ANELITO DE OLIVEIRA - Devo atribuir o longo silêncio ao grau de intranquilidade que este ano naturalmente exala pelo país afora. A política não deveria ocupar o lugar que ocupa na vida de cada um de nós, como gostaríamos que não!, mas ocupa, e tudo tende a ficar mais brutal se insistimos em achar que não. No momento, encontramo-nos entre o pior, o mais pior e o pior ainda etc etc, uma situação que é, sobretudo, o escancaramento da política como destruição da política - palmas para Lula e seu PT alianceiro.
O que Dilma, Serra, Marina e Ciro - principais atores em cena - representam de autêntico, de diferente, de si-mesmo, em relação a Lula? Efetivamente, nada. Ninguém ostenta um projeto novo para o país, como se não houvesse mais possibilidade de novidade em termos societários por aqui, como se a história tivesse chegado ao fim com a ascensão petista ao poder federal.
O que Marina e Ciro, com seu desejo ardente de dizer alguma coisa comovente, dizem é o que, nos limites da situação, o Governo Lula tanto já disse. Ciro, com seu ânimo nordestino, acaba até por acrescentar algo em termos de repolitização da discussão, mas Marina, com sua toada climática, apenas alimenta um perigoso desvio das contradições sócio-históricas que demandam a ação política.
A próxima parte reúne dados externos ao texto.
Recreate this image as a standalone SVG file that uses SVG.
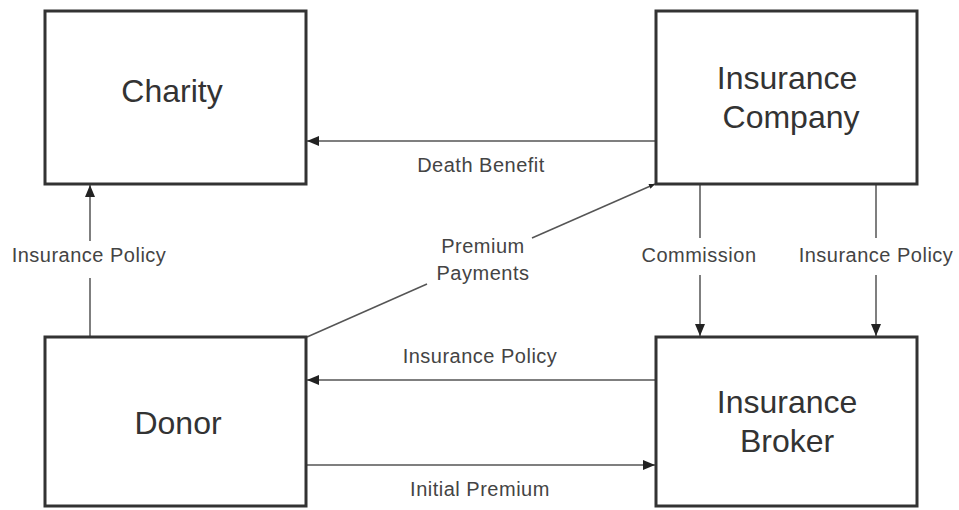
<svg xmlns="http://www.w3.org/2000/svg" width="959" height="510" viewBox="0 0 959 510">
<defs>
<style>
.box{fill:#fff;stroke:#333;stroke-width:3}
.big{font-family:"Liberation Sans",Arial,sans-serif;font-size:32px;fill:#333;text-anchor:middle}
.lbl{font-family:"Liberation Sans",Arial,sans-serif;font-size:20px;fill:#444;text-anchor:middle;letter-spacing:0.5px}
.ln{stroke:#555;stroke-width:1.5;fill:none}
</style>
<marker id="ah" viewBox="0 0 12 10" refX="12" refY="5" markerWidth="12" markerHeight="10" markerUnits="userSpaceOnUse" orient="auto">
<path d="M0,0 L12,5 L0,10 Z" fill="#222"/>
</marker>
<marker id="ahs" viewBox="0 0 12 10" refX="12" refY="5" markerWidth="7" markerHeight="5" markerUnits="userSpaceOnUse" orient="auto">
<path d="M0,0 L12,5 L0,10 Z" fill="#222"/>
</marker>
</defs>
<g id="connectors">
<line class="ln" x1="655" y1="141" x2="307" y2="141" marker-end="url(#ah)"/>
<line class="ln" x1="90" y1="337" x2="90" y2="278"/>
<line class="ln" x1="90" y1="241" x2="90" y2="185" marker-end="url(#ah)"/>
<line class="ln" x1="307" y1="337" x2="427" y2="284"/>
<line class="ln" x1="532" y1="238" x2="655" y2="184" marker-end="url(#ahs)"/>
<line class="ln" x1="700" y1="185" x2="700" y2="238"/>
<line class="ln" x1="700" y1="275" x2="700" y2="336" marker-end="url(#ah)"/>
<line class="ln" x1="876" y1="185" x2="876" y2="238"/>
<line class="ln" x1="876" y1="275" x2="876" y2="336" marker-end="url(#ah)"/>
<line class="ln" x1="655" y1="380" x2="307" y2="380" marker-end="url(#ah)"/>
<line class="ln" x1="307" y1="465" x2="655" y2="465" marker-end="url(#ah)"/>
<text class="lbl" x="481" y="172">Death Benefit</text>
<text class="lbl" x="89" y="262">Insurance Policy</text>
<text class="lbl" x="483" y="253">Premium</text>
<text class="lbl" x="483" y="280">Payments</text>
<text class="lbl" x="699" y="262">Commission</text>
<text class="lbl" x="876" y="262">Insurance Policy</text>
<text class="lbl" x="480" y="363">Insurance Policy</text>
<text class="lbl" x="480" y="496">Initial Premium</text>
</g>
<g id="charity">
<rect class="box" x="45" y="11" width="261" height="173"/>
<text class="big" x="172" y="102">Charity</text>
</g>
<g id="insurance-company">
<rect class="box" x="656" y="11" width="261" height="173"/>
<text class="big" x="787" y="89">Insurance</text>
<text class="big" x="791" y="128">Company</text>
</g>
<g id="donor">
<rect class="box" x="45" y="337" width="261" height="169"/>
<text class="big" x="178" y="434">Donor</text>
</g>
<g id="insurance-broker">
<rect class="box" x="656" y="337" width="261" height="169"/>
<text class="big" x="787" y="413">Insurance</text>
<text class="big" x="787" y="452">Broker</text>
</g>
</svg>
E estamos apenas no início de um ano com eleições para cargos executivos e legislativos, federais e estaduais. Sem dúvida, já vimos quase tudo em termos federais e alguma surpresa, se houver, surgirá em termos estaduais. E aí Lula entra novamente no jogo, como um fantasma onipresente - bom, para seus aliados, fãs, fiéis etc, mas péssimo para a política em si.
Lula entende que o importante é o PT preservar o comando do Governo Federal, garantindo a vitória de Dilma Roussef, deixando os Estados em segundo plano, nas mãos de aliados como PMDB, por exemplo. Falando bem a língua do presidente: os Estados devem funcionar como bucha de canhão para o PT ganhar a guerra.
Há nisso, antes de mais nada, um reflexo de concepção autoritária de poder que o PT, assim como os demais partidos no Brasil, trazem de nascença. Nessa concepção, para lembrar Hannah Arendt, o mandatário ocupa o topo da pirâmide, donde comanda seus subordinados, distribuídos entre os demais níveis.
Lula está pensando, então, na manutenção de Brasília, do topo da pirâmide federativa, e assim dá o golpe decisivo na cultura política de base que o próprio PT fomentou ao longo dos anos 80. Claro, já naquela década, o sonho - que Dilma e os assessores de Lula mais prestigiados não sonharam juntos com os então xiitas - era chegar ao topo da pirâmide, mas não para fazer o mesmo que todos que estiveram lá sempre fizeram: usar o interior do país, o Brasil profundo, apenas como massa de manobra para a conquista e manutenção de um poder paradoxalmente impotente: o que o PT fez ou faz nestes oito anos de impossível na nova ordem social mundial? Nada, absolutamente nada.
Claro que uma retomada da cultura política de base neste momento seria um gesto até dignificante para o partido, um raro presente de aniversário de 30 anos. Mas não. O PT, que em Minas Gerais tem um Patrus Ananias, com tantos quadros em SP e Rio, prefere concordar com o presidente pretensioso e provinciano em que Lula se converteu, o homem que reduz a complexidade inerente à política à banalidade do futebol, que só se interessa por gols, gols, gols: ninguém mexe em time que tá ganhando.
Estamos perdidos, para não dizer outra coisa.